Smaller sources include large mobile sources, such as locomotives, ships, and heavy equipment, that burn high-sulfur fuels. Natural sources also contribute \(\text{SO}_{2}\), with volcanic eruptions being the most substantial non-anthropogenic source. However, human-related emissions remain the dominant factor contributing to widespread pollution.
Atmospheric Transformation and Environmental Impact
Once released, sulfur dioxide rarely stays in its original form for long. \(\text{SO}_{2}\) undergoes chemical transformations, transitioning to a precursor for secondary pollutants. This process involves oxidation by atmospheric agents, such as the hydroxyl radical (\(\text{OH}\)) in the gas phase or hydrogen peroxide and ozone within cloud droplets.
Oxidation converts \(\text{SO}_{2}\) into sulfur trioxide (\(\text{SO}_{3}\)), which rapidly reacts with atmospheric water vapor (\(\text{H}_{2}\text{O}\)). The final result is the formation of sulfuric acid (\(\text{H}_{2}\text{SO}_{4}\)), a highly corrosive secondary pollutant. Sulfuric acid is a major constituent of acid deposition, which can be transported by wind over hundreds of miles.

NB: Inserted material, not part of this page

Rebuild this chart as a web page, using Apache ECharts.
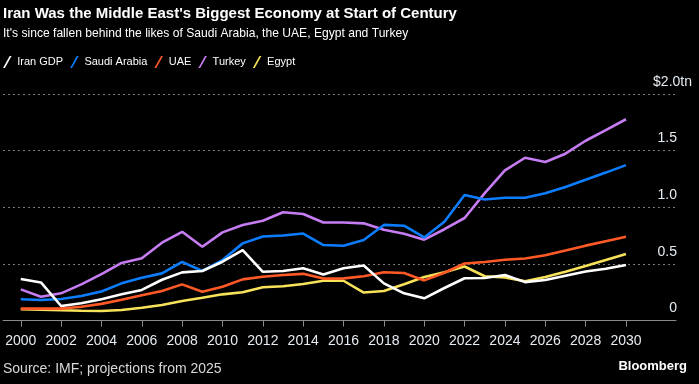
<!DOCTYPE html>
<html>
<head>
<meta charset="utf-8">
<script src="https://cdn.jsdelivr.net/npm/echarts@6/dist/echarts.min.js"></script>
<style>
html,body{margin:0;padding:0;background:#000;}
#chart{width:699px;height:384px;}
</style>
</head>
<body>
<div id="chart"></div>
<script>
const years = [2000,2001,2002,2003,2004,2005,2006,2007,2008,2009,2010,2011,2012,2013,2014,2015,2016,2017,2018,2019,2020,2021,2022,2023,2024,2025,2026,2027,2028,2029,2030];
const iran   = [0.366,0.336,0.128,0.153,0.187,0.231,0.270,0.360,0.425,0.437,0.519,0.622,0.430,0.437,0.461,0.406,0.461,0.486,0.328,0.240,0.196,0.287,0.373,0.375,0.402,0.339,0.357,0.395,0.432,0.457,0.490];
const saudi  = [0.188,0.181,0.190,0.216,0.256,0.328,0.378,0.416,0.518,0.437,0.534,0.681,0.742,0.751,0.768,0.666,0.660,0.711,0.844,0.837,0.733,0.872,1.108,1.068,1.084,1.084,1.123,1.178,1.243,1.306,1.372];
const uae    = [0.105,0.105,0.105,0.122,0.147,0.184,0.223,0.261,0.319,0.254,0.298,0.363,0.387,0.402,0.412,0.370,0.372,0.391,0.426,0.419,0.354,0.422,0.503,0.516,0.536,0.547,0.576,0.618,0.661,0.700,0.739];
const turkey = [0.275,0.210,0.240,0.319,0.410,0.508,0.549,0.687,0.783,0.651,0.778,0.843,0.881,0.956,0.940,0.865,0.865,0.858,0.802,0.766,0.714,0.806,0.905,1.125,1.325,1.437,1.399,1.473,1.587,1.681,1.777];
const egypt  = [0.100,0.096,0.090,0.086,0.084,0.093,0.113,0.137,0.172,0.201,0.231,0.249,0.293,0.303,0.323,0.351,0.351,0.247,0.261,0.320,0.384,0.425,0.477,0.391,0.381,0.346,0.384,0.431,0.482,0.534,0.588];
const seriesNames = ['Iran GDP','Saudi Arabia','UAE','Turkey','Egypt'];
const seriesColors = ['#ffffff','#0d7dff','#ff5a26','#c67cf2','#f7e25a'];
const xTicks = [2000,2002,2004,2006,2008,2010,2012,2014,2016,2018,2020,2022,2024,2026,2028,2030];
const yTicks = [0,0.5,1.0,1.5,2.0];
const yTickLabels = ['0','0.5','1.0','1.5','$2.0'];
const yUnit = 'tn';
const titleText = "Iran Was the Middle East's Biggest Economy at Start of Century";
const subtitleText = "It's since fallen behind the likes of Saudi Arabia, the UAE, Egypt and Turkey";
const sourceText = 'Source: IMF; projections from 2025';
const brandText = 'Bloomberg';

const FONT = '"Liberation Sans", Arial, sans-serif';
const dataSets = [iran, saudi, uae, turkey, egypt];

const chart = echarts.init(document.getElementById('chart'), null, {renderer:'canvas'});
const option = {
  backgroundColor: '#000000',
  animation: false,
  title: [
    {
      text: titleText,
      subtext: subtitleText,
      left: 3, top: 6, padding: 0,
      itemGap: 7,
      textStyle: {color:'#ffffff', fontFamily: FONT, fontSize: 15, fontWeight: 'bold'},
      subtextStyle: {color:'#ffffff', fontFamily: FONT, fontSize: 12.1}
    },
    {
      text: sourceText,
      left: 3, top: 362, padding: 0,
      textStyle: {color:'#d8d8d8', fontFamily: FONT, fontSize: 14, fontWeight: 'normal'}
    },
    {
      text: brandText,
      right: 12, top: 360, padding: 0,
      textStyle: {color:'#ffffff', fontFamily: FONT, fontSize: 13, fontWeight: 'bold'}
    }
  ],
  legend: {
    left: 3, top: 56, padding: 0,
    itemWidth: 10, itemHeight: 12, itemGap: 7,
    icon: 'path://M0,14 L2.2,14 L10,0 L7.8,0 Z',
    textStyle: {color:'#ffffff', fontFamily: FONT, fontSize: 11},
    data: seriesNames
  },
  grid: {left: 3, right: 23, top: 94, bottom: 63.5, containLabel: false},
  xAxis: {
    type: 'value',
    min: 1999.12, max: 2032.48,
    axisLine: {show:true, lineStyle:{color:'#8a8a8a', width:1}},
    axisTick: {show:true, customValues: xTicks, length: 6, lineStyle:{color:'#8a8a8a'}},
    axisLabel: {customValues: xTicks, color:'#e4ecf4', fontFamily: FONT, fontSize: 14, margin: 14, formatter: v => String(v)},
    splitLine: {show:false}
  },
  yAxis: {
    type: 'value',
    position: 'right',
    min: 0, max: 2, interval: 0.5,
    axisLine: {show:false},
    axisTick: {show:false},
    axisLabel: {
      margin: 16,
      align: 'right',
      verticalAlign: 'bottom',
      padding: [0,0,5,0],
      color: '#e4ecf4', fontFamily: FONT, fontSize: 14,
      formatter: function (v) {
        const i = yTicks.findIndex(t => Math.abs(t - v) < 1e-6);
        const lab = i >= 0 ? yTickLabels[i] : String(v);
        if (i === yTicks.length - 1) return '{n|' + lab + '}{u|' + yUnit + '}';
        return '{n|' + lab + '}{s|\u00a0}';
      },
      rich: {
        n: {color:'#e4ecf4', fontFamily: FONT, fontSize: 14},
        u: {color:'#e4ecf4', fontFamily: FONT, fontSize: 14},
        s: {width: 15, fontFamily: FONT, fontSize: 14}
      }
    },
    splitLine: {show:true, lineStyle:{color:'#7a7a7a', type:[2,3], width:1}}
  },
  series: seriesNames.map((name, k) => ({
    name: name,
    type: 'line',
    data: years.map((y, i) => [y, dataSets[k][i]]),
    symbol: 'none',
    color: seriesColors[k],
    lineStyle: {width: 2.6, color: seriesColors[k]},
    z: 10 - k
  }))
};
chart.setOption(option);
</script>
</body>
</html>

Acid deposition damages sensitive ecosystems, acidifies soils, and accelerates the corrosion of buildings and monuments. The sulfuric acid also forms fine sulfate particles, a major component of particulate matter pollution. These particles penetrate deep into the lungs, causing or aggravating respiratory illnesses like asthma. The atmospheric lifetime of \(\text{SO}_{2}\) is typically only a few days before removal through these transformations and deposition.